#### [Directions]
Below is some material; set it all down exactly, apart from the pictures.

#### [Dataset section]
★ ★ ★ ★

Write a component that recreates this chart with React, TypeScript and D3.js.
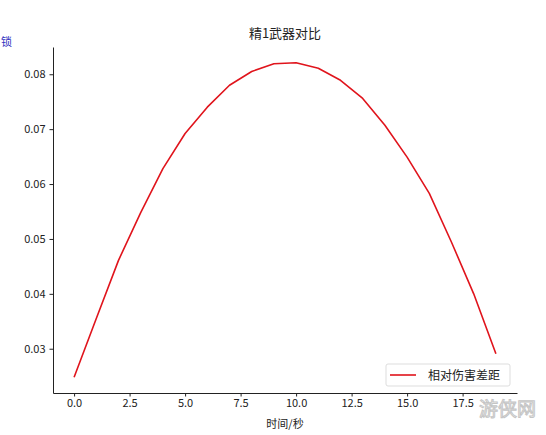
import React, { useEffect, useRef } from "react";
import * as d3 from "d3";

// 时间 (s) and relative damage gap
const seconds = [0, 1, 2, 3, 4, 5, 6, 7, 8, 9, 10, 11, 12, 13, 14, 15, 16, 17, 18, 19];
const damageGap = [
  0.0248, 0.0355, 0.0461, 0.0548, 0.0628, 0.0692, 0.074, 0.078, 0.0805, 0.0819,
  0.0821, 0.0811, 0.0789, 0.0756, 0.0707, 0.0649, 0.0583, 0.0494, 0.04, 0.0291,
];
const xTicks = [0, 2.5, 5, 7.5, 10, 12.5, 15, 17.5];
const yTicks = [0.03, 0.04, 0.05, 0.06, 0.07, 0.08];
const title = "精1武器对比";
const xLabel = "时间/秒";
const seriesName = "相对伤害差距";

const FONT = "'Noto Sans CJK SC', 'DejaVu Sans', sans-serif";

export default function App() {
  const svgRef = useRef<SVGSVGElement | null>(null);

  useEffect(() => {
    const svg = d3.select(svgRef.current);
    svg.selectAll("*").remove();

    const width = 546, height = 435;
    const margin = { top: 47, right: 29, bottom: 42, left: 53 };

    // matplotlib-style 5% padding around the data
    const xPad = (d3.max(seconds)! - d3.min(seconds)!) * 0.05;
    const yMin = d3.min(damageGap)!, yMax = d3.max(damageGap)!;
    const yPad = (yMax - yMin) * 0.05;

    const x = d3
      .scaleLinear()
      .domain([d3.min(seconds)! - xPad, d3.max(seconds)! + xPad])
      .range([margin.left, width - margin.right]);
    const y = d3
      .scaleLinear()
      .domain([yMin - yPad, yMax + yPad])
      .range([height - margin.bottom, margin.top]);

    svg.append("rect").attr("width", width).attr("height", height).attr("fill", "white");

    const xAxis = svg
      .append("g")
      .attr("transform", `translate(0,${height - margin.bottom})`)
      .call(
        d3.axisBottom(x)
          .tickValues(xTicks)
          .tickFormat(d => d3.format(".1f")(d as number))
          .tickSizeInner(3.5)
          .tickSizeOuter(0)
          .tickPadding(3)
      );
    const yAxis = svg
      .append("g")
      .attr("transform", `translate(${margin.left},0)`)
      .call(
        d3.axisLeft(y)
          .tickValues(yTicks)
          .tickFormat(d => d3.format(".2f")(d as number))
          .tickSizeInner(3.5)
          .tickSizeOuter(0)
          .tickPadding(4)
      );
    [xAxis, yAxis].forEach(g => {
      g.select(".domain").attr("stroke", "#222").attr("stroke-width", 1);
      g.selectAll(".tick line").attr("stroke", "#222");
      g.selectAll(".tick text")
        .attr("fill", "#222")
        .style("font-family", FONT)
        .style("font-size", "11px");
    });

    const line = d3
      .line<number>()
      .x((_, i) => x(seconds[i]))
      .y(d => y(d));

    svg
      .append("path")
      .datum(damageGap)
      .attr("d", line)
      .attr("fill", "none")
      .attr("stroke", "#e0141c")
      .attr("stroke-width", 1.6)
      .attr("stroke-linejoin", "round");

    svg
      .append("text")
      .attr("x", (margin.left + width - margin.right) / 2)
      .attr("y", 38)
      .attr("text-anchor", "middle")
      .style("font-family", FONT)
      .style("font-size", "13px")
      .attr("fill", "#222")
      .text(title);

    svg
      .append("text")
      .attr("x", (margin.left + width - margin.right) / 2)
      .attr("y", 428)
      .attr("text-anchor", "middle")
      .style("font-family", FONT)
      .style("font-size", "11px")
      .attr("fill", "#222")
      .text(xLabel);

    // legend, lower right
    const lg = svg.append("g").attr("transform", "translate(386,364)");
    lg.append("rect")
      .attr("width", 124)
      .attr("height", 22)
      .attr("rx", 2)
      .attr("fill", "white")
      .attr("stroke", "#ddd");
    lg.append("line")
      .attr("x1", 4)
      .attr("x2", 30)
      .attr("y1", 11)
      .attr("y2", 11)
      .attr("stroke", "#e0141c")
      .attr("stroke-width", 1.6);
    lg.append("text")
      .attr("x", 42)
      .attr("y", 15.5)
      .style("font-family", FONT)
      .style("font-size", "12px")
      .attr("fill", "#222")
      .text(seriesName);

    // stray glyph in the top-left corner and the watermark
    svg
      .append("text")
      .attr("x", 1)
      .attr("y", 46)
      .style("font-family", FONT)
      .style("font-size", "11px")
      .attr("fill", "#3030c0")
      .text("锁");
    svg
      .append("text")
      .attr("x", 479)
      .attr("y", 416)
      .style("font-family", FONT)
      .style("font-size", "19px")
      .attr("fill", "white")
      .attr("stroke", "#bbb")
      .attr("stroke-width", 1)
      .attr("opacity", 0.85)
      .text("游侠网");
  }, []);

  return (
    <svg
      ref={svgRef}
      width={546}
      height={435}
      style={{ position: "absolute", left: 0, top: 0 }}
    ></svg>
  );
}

★ ★ ★ ★

#### [Solution]
Write a component that recreates this chart with React, TypeScript and D3.js.
import React, { useEffect, useRef } from "react";
import * as d3 from "d3";

// 时间 (s) and relative damage gap
const seconds = [0, 1, 2, 3, 4, 5, 6, 7, 8, 9, 10, 11, 12, 13, 14, 15, 16, 17, 18, 19];
const damageGap = [
  0.0248, 0.0355, 0.0461, 0.0548, 0.0628, 0.0692, 0.074, 0.078, 0.0805, 0.0819,
  0.0821, 0.0811, 0.0789, 0.0756, 0.0707, 0.0649, 0.0583, 0.0494, 0.04, 0.0291,
];
const xTicks = [0, 2.5, 5, 7.5, 10, 12.5, 15, 17.5];
const yTicks = [0.03, 0.04, 0.05, 0.06, 0.07, 0.08];
const title = "精1武器对比";
const xLabel = "时间/秒";
const seriesName = "相对伤害差距";

const FONT = "'Noto Sans CJK SC', 'DejaVu Sans', sans-serif";

export default function App() {
  const svgRef = useRef<SVGSVGElement | null>(null);

  useEffect(() => {
    const svg = d3.select(svgRef.current);
    svg.selectAll("*").remove();

    const width = 546, height = 435;
    const margin = { top: 47, right: 29, bottom: 42, left: 53 };

    // matplotlib-style 5% padding around the data
    const xPad = (d3.max(seconds)! - d3.min(seconds)!) * 0.05;
    const yMin = d3.min(damageGap)!, yMax = d3.max(damageGap)!;
    const yPad = (yMax - yMin) * 0.05;

    const x = d3
      .scaleLinear()
      .domain([d3.min(seconds)! - xPad, d3.max(seconds)! + xPad])
      .range([margin.left, width - margin.right]);
    const y = d3
      .scaleLinear()
      .domain([yMin - yPad, yMax + yPad])
      .range([height - margin.bottom, margin.top]);

    svg.append("rect").attr("width", width).attr("height", height).attr("fill", "white");

    const xAxis = svg
      .append("g")
      .attr("transform", `translate(0,${height - margin.bottom})`)
      .call(
        d3.axisBottom(x)
          .tickValues(xTicks)
          .tickFormat(d => d3.format(".1f")(d as number))
          .tickSizeInner(3.5)
          .tickSizeOuter(0)
          .tickPadding(3)
      );
    const yAxis = svg
      .append("g")
      .attr("transform", `translate(${margin.left},0)`)
      .call(
        d3.axisLeft(y)
          .tickValues(yTicks)
          .tickFormat(d => d3.format(".2f")(d as number))
          .tickSizeInner(3.5)
          .tickSizeOuter(0)
          .tickPadding(4)
      );
    [xAxis, yAxis].forEach(g => {
      g.select(".domain").attr("stroke", "#222").attr("stroke-width", 1);
      g.selectAll(".tick line").attr("stroke", "#222");
      g.selectAll(".tick text")
        .attr("fill", "#222")
        .style("font-family", FONT)
        .style("font-size", "11px");
    });

    const line = d3
      .line<number>()
      .x((_, i) => x(seconds[i]))
      .y(d => y(d));

    svg
      .append("path")
      .datum(damageGap)
      .attr("d", line)
      .attr("fill", "none")
      .attr("stroke", "#e0141c")
      .attr("stroke-width", 1.6)
      .attr("stroke-linejoin", "round");

    svg
      .append("text")
      .attr("x", (margin.left + width - margin.right) / 2)
      .attr("y", 38)
      .attr("text-anchor", "middle")
      .style("font-family", FONT)
      .style("font-size", "13px")
      .attr("fill", "#222")
      .text(title);

    svg
      .append("text")
      .attr("x", (margin.left + width - margin.right) / 2)
      .attr("y", 428)
      .attr("text-anchor", "middle")
      .style("font-family", FONT)
      .style("font-size", "11px")
      .attr("fill", "#222")
      .text(xLabel);

    // legend, lower right
    const lg = svg.append("g").attr("transform", "translate(386,364)");
    lg.append("rect")
      .attr("width", 124)
      .attr("height", 22)
      .attr("rx", 2)
      .attr("fill", "white")
      .attr("stroke", "#ddd");
    lg.append("line")
      .attr("x1", 4)
      .attr("x2", 30)
      .attr("y1", 11)
      .attr("y2", 11)
      .attr("stroke", "#e0141c")
      .attr("stroke-width", 1.6);
    lg.append("text")
      .attr("x", 42)
      .attr("y", 15.5)
      .style("font-family", FONT)
      .style("font-size", "12px")
      .attr("fill", "#222")
      .text(seriesName);

    // stray glyph in the top-left corner and the watermark
    svg
      .append("text")
      .attr("x", 1)
      .attr("y", 46)
      .style("font-family", FONT)
      .style("font-size", "11px")
      .attr("fill", "#3030c0")
      .text("锁");
    svg
      .append("text")
      .attr("x", 479)
      .attr("y", 416)
      .style("font-family", FONT)
      .style("font-size", "19px")
      .attr("fill", "white")
      .attr("stroke", "#bbb")
      .attr("stroke-width", 1)
      .attr("opacity", 0.85)
      .text("游侠网");
  }, []);

  return (
    <svg
      ref={svgRef}
      width={546}
      height={435}
      style={{ position: "absolute", left: 0, top: 0 }}
    ></svg>
  );
}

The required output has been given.